Wow- that’s soooo cool.

I have to tell you that your book has been an invaluable tool for me. I used it years ago to write my first “authentic” artist statement. Now years later I use it when my work evolves and changes and I need to not only write about these changes but to understand them.

I continue to use the book when a new series emerges. Writing a “statement” for a series helps me to see where the work is going and how it is all connected. —Michelle DeMarco

6 Responses to “SOFA, Red Dots, and Artist Statements”

  1. Ariane, your book on writing the artist statement was one of the first books I purchased years ago, when I began this journey. Your books, classes and blog have keep me focused through the years. Thank you.

  2. Ariane says:

    Hi Sue! Thanks so much for letting me know. It’s a funny thing to have an audience who knows you, but you don’t know them – except in that mythological “target” audience that marketers (even me) talk about. Here’s to the joy of the journey and the support we each get along the way!

  3. Ariane,

    Thanks so much for coming to New York and visiting me at SOFA. It was great to show you my work ‘in person.’ Your perceptive analysis of my gallery, Jane Sauer, shows that professionals (and hard work) can still continue to connect with clients and make the sale. I am lucky to work with such a great gallery and great staff.

    Will I be seeing you in Santa Fe in June for my solo show with Jane Sauer Gallery?

    • Ariane says:

      Oh, Geoffrey, don’t I wish! I’m afraid my travel budget for this year is long gone…

      Let’s keep in on the Dream List for 2012, okay?
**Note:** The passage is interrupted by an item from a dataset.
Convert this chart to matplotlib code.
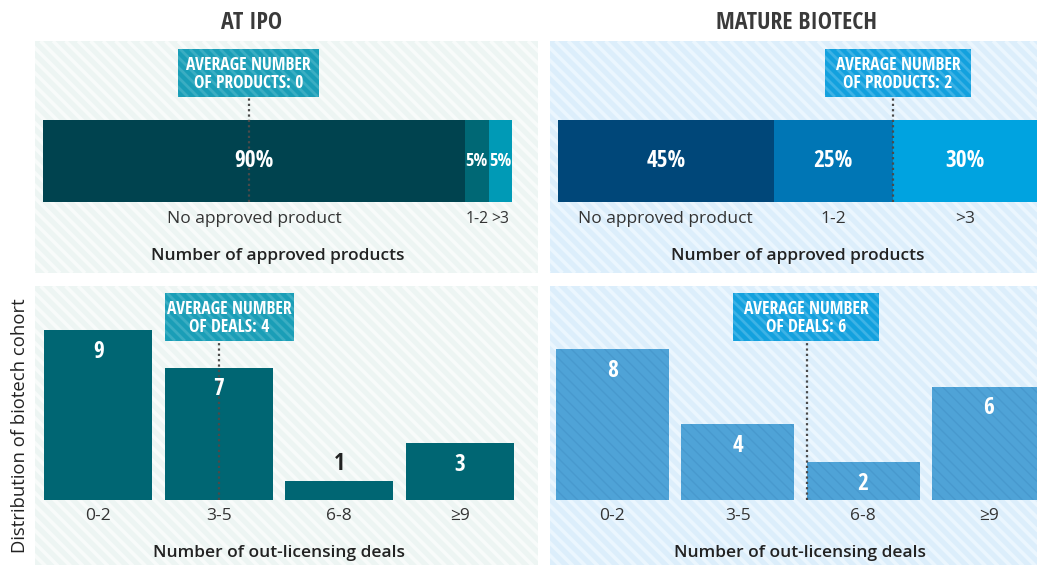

  4. Pauline Johnson says:

    Hi ArIanne,
    It was great to read HOW the artist statement can be so useful in reality. I am inspired to read your book once more and actually get my own going.

    • Ariane says:

      Hi Pauline,
      I have another one for you. This was in an email from an artist who worked with me on her statement:
      ————-
      I recently sold 3 paintings! One buyer told me that my artist statement made her realize she needed to purchase one of my works! My statement is having immediate results, which I never anticipated. Again, thanks. —M.M.